Mr. Gutridge: “It goes back to the customer service aspect; most of the time when we are working on a problem for the government, they are looking for more than just a standard answer, they are looking for somebody that is going to look at all the contingent factors that might come into play involving a particular problem. For instance, we had a project from a customer involving what it would take to put additional gas tanks on a C-130 aircraft. The government was wowed by the response that we came back with.  Of course, we came up with the solution for how to best mount the tanks, but we also told them that when installing this solution it will be necessary to also think about different problems the tanks will cause on landing, on take off, and/or problems you might encounter if you are going to land in a jungle area. Our team imagined all of the types of issues that might be encountered by this modified aircraft and then came back with a very innovative solution to resolve all of those issues. That is a great example of where we took that slogan and put it into real life practice.”

CEOCFOinterviews: What do you need to do to be ready to do these projects and bid on these projects?

Mr. Gutridge: “Our biggest expense is people and our next biggest expense is places for people to work, although probably over 70% of the people work at our customers’ locations; they are typically co-located with the customer on the base. In some cases it is having people with the right backgrounds and in other cases, we need a certain level of security clearance. Other situations might require our lab facilities. It varies from customer to customer.”

CEOCFOinterviews: Is it difficult to recruit people?

Mr. Gutridge: “By and large, we have not had issues in recruiting folks. With the set of benefits and the corporate culture that we have, we have found that it is very conducive to finding good people. That is not to say that there aren’t pockets of difficulty from time-to-time; I think our Washington D.C. office has a little more difficulty finding people from time to time.”

CEOCFOinterviews: You mentioned strategic acquisitions; what kinds of things are you looking for and what would you like to add to MTC?

Mr. Gutridge: “If we look at the typical profile of a company that we would like to acquire, they will probably have revenues of $30 to $80 million, an outstanding track record, and a management team that made that track record happen that is going to continue with the company. We don’t have extra people waiting around to be parachuted into a company that isn’t doing well, so you won’t see us buy turn-arounds. We want strong companies with an established management team that is focused in one of the three major thrusts of our business: air forces, land forces or national security customers.

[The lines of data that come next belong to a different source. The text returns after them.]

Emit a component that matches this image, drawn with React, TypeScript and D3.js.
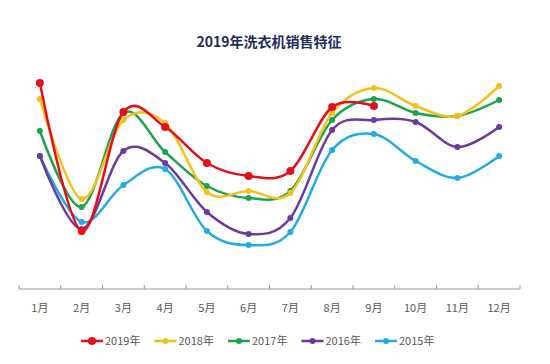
import * as d3 from 'd3'
import { useEffect, useRef } from 'react'

// months on the x axis
const months = ['1月', '2月', '3月', '4月', '5月', '6月', '7月', '8月', '9月', '10月', '11月', '12月']

// sales index per year (no y axis shown)
const sales2019 = [82.4, 23.2, 70.8, 64.8, 50.4, 45.2, 47.2, 72.8, 73.2]
const sales2018 = [76, 36, 67.6, 66.4, 38.8, 39.2, 38.4, 70.4, 80.4, 73.2, 69.2, 81.2]
const sales2017 = [63.2, 32.8, 70.4, 54.8, 41.2, 36.4, 39.2, 67.6, 76, 70.4, 69.2, 75.6]
const sales2016 = [53.2, 24, 55.2, 50.4, 30.8, 22, 28.4, 63.6, 67.6, 66.8, 56.8, 64.8]
const sales2015 = [53.2, 26.8, 41.6, 48, 23.2, 17.6, 22.8, 55.6, 62, 51.2, 44.4, 53.2]

const seriesNames = ['2019年', '2018年', '2017年', '2016年', '2015年']
const seriesColors = ['#e50f1a', '#f4c11c', '#1da24e', '#6b3a9e', '#22ade0']

export default function App() {
  const ref = useRef<SVGSVGElement>(null)

  useEffect(() => {
    if (!ref.current) return
    const svg = d3.select(ref.current)
    svg.selectAll('*').remove()

    const width = 550
    const height = 364
    const font = '"Noto Sans CJK SC", "Noto Sans", sans-serif'
    svg.attr('width', width).attr('height', height)

    const seriesData = [sales2019, sales2018, sales2017, sales2016, sales2015]

    // Scales
    const xScale = d3.scaleBand().domain(months).range([19, 520])
    const yScale = d3.scaleLinear().domain([0, 100]).range([289, 39])
    const xc = (i: number) => xScale(months[i])! + xScale.bandwidth() / 2

    // Title
    svg
      .append('text')
      .attr('x', 269)
      .attr('y', 47)
      .attr('text-anchor', 'middle')
      .style('font-family', font)
      .style('font-size', '14px')
      .style('font-weight', 'bold')
      .style('fill', '#1f2d5c')
      .text('2019年洗衣机销售特征')

    // X axis
    const axis = svg.append('g').attr('transform', 'translate(0,289)')
    axis
      .append('line')
      .attr('x1', 19)
      .attr('x2', 520)
      .attr('stroke', '#9a9a9a')
      .attr('stroke-width', 1)
    const ticks = months.map(m => xScale(m)!).concat([520])
    axis
      .selectAll('.tick')
      .data(ticks)
      .enter()
      .append('line')
      .attr('x1', d => d)
      .attr('x2', d => d)
      .attr('y1', -4)
      .attr('y2', 0)
      .attr('stroke', '#9a9a9a')
    axis
      .selectAll('.label')
      .data(months)
      .enter()
      .append('text')
      .attr('x', (_, i) => xc(i))
      .attr('y', 23)
      .attr('text-anchor', 'middle')
      .style('font-family', font)
      .style('font-size', '11px')
      .style('fill', '#595959')
      .text(d => d)

    // Lines, last series drawn first so 2019 sits on top
    const line = d3
      .line<number>()
      .x((_, i) => xc(i))
      .y(d => yScale(d))
      .curve(d3.curveCatmullRom.alpha(0))

    for (let s = seriesData.length - 1; s >= 0; s--) {
      const g = svg.append('g')
      g.append('path')
        .datum(seriesData[s])
        .attr('fill', 'none')
        .attr('stroke', seriesColors[s])
        .attr('stroke-width', 2.5)
        .attr('d', line)
      g.selectAll('circle')
        .data(seriesData[s])
        .enter()
        .append('circle')
        .attr('cx', (_, i) => xc(i))
        .attr('cy', d => yScale(d))
        .attr('r', s === 0 ? 4 : 3)
        .attr('fill', seriesColors[s])
    }

    // Legend
    const legend = svg.append('g').attr('transform', 'translate(81,341)')
    seriesNames.forEach((name, i) => {
      const item = legend.append('g').attr('transform', `translate(${i * 73.5},0)`)
      item
        .append('line')
        .attr('x1', 0)
        .attr('x2', 22)
        .attr('stroke', seriesColors[i])
        .attr('stroke-width', 2.5)
      item
        .append('circle')
        .attr('cx', 11)
        .attr('r', i === 0 ? 4 : 3)
        .attr('fill', seriesColors[i])
      item
        .append('text')
        .attr('x', 24)
        .attr('y', 4)
        .style('font-family', font)
        .style('font-size', '11px')
        .style('fill', '#595959')
        .text(name)
    })
  }, [])

  return (
    <div style={{ position: 'absolute', left: 0, top: 0, background: '#fff' }}>
      <svg ref={ref} style={{ display: 'block' }}></svg>
    </div>
  )
}
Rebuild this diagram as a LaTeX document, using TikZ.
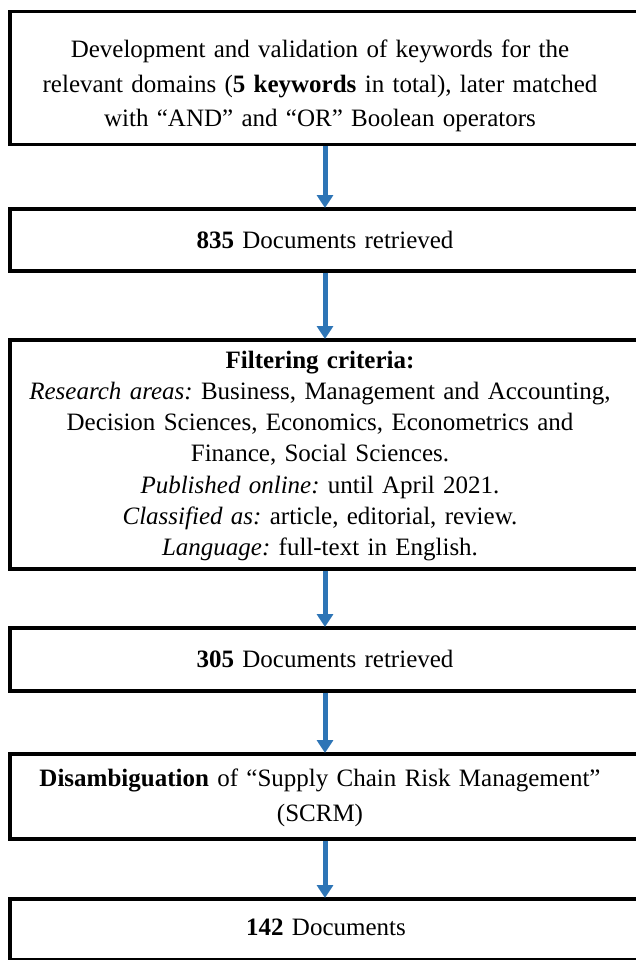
\documentclass[tikz,border=0pt]{standalone}
\usepackage{fontspec}
\setmainfont[WordSpace=0.6]{Liberation Serif}
\usetikzlibrary{arrows.meta}
\definecolor{arrowblue}{HTML}{2E75B6}
\frenchspacing
\begin{document}
\begin{tikzpicture}[x=1pt,y=-1pt,
  box/.style={draw=black,line width=3.5pt,minimum width=630pt,inner sep=0pt,anchor=north},
  txt/.style={align=center,text width=620pt,inner sep=0pt,font=\fontsize{25}{34.5}\selectfont},
  flow/.style={draw=arrowblue,line width=5pt,-{Triangle[width=16pt,length=13pt]},shorten >=-1pt}]
\useasboundingbox (0,0) rectangle (636,960);
\fill[white] (0,0) rectangle (636,960);
\node[box,minimum height=133pt] (b1) at (325,10) {};
\node[box,minimum height=62pt] (b2) at (325,207) {};
\node[box,minimum height=229pt] (b3) at (325,338) {};
\node[box,minimum height=63pt] (b4) at (325,626) {};
\node[box,minimum height=85pt] (b5) at (325,752) {};
\node[box,minimum height=61pt] (b6) at (325,897) {};
\node[txt] (t1) at (320,86) {Development and validation of keywords for the\\relevant domains (\textbf{5 keywords} in total), later matched\\with “AND” and “OR” Boolean operators};
\node[txt] (t2) at (325,240) {\textbf{835} Documents retrieved};
\node[txt,font=\fontsize{25}{31.3}\selectfont] (t3) at (320,456) {\textbf{Filtering criteria:}\\\textit{Research areas:} Business, Management and Accounting,\\Decision Sciences, Economics, Econometrics and\\Finance, Social Sciences.\\\textit{Published online:} until April 2021.\\\textit{Classified as:} article, editorial, review.\\\textit{Language:} full-text in English.};
\node[txt] (t4) at (325,659) {\textbf{305} Documents retrieved};
\node[txt] (t5) at (320,798) {\textbf{Disambiguation} of “Supply Chain Risk Management”\\(SCRM)};
\node[txt] (t6) at (326,927) {\textbf{142} Documents};
\draw[flow] (b1.south) -- (b2.north);
\draw[flow] (b2.south) -- (b3.north);
\draw[flow] (b3.south) -- (b4.north);
\draw[flow] (b4.south) -- (b5.north);
\draw[flow] (b5.south) -- (b6.north);
\end{tikzpicture}
\end{document}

As you can see we are continuing to have a federal government emphasis in all three of those areas. Another important consideration in our type of service business is the corporate culture. The company needs to have a culture that is going to be consistent with our own corporate culture. Since our business is our people, we have to be sure that when we bring new people on, they are going to like the type of culture that we have; because all of our assets go home at five o’clock every night and we want them to come back the next morning. When we make an acquisition, we spend considerable time understanding what the people are like and what sort of corporate culture they experienced with the potential acquisition company.  Then we have to decide if it is going to be compatible with ours.”

CEOCFOinterviews: Does the change of administrations have any affect on you?

Mr. Gutridge: “One can never be sure about that; every administration likes to put its own imprint on DOD and other government programs. In our situation, it goes back to being involved in a lot of different programs and with many different customers. Last year, we had over 400 different task orders, and only one of those task orders was as much as 7% of our business, so we have a great deal of diversity in the business that we do, plus it is spread over a lot of different customers. Our view is that someone would have to come in and cut very broadly and deeply to have a material impact on our business. Having said that, we think it is a risky proposition for any president or any congress, given the state of affairs in the world right now and the threat of terrorism, to make significant cuts across the board.”

CEOCFOinterviews: In closing, what would you like to say to potential investors?

Mr. Gutridge: “People who follow the DOD space are frequently people who follow the large original equipment manufacturers and these companies have a history of years of feast or famine and a lot of fixed investment.  Our business model is much different from that and we have very little fixed investment. Most of our investment is working capital that tends to go up and down with the business.

The differences between our type of company and the type of DOD companies that people have traditionally thought of can best be summed up in our growth rate of over 14% per year from 1984 through 2001 (a period when the defense budget was being reduced) and an annual growth rate in excess of 40% since 2001. We anticipate an ongoing growth rate in excess of 25% per year. Much of our work involves the bread and butter operations of our customers that they need year in and year out. While more of the services we provide may be required during times of war, it looks, unfortunately, like we are going to be at war for the rest of the decade in one form or another.

Another factor that portends an increasing need to rely on contractors like us is the expectation that by 2006, 50% of the federal workforce will be eligible for retirement. Not everybody eligible to retire will retire, but the government has made a decision not to replace all retirees, and has decided instead to rely more on contractors. The reason this can be attractive for the customer is that the cost for a contractor ends when the job is done, but the cost for a federal employee doesn’t necessarily end when the job does.  The federal employee may continue in federal employment or may retire.   In either case, there are considerable ongoing costs for the government. Given our track record of strong growth and a favorable climate for continued growth, we expect to continue generating attractive returns for our shareholders.”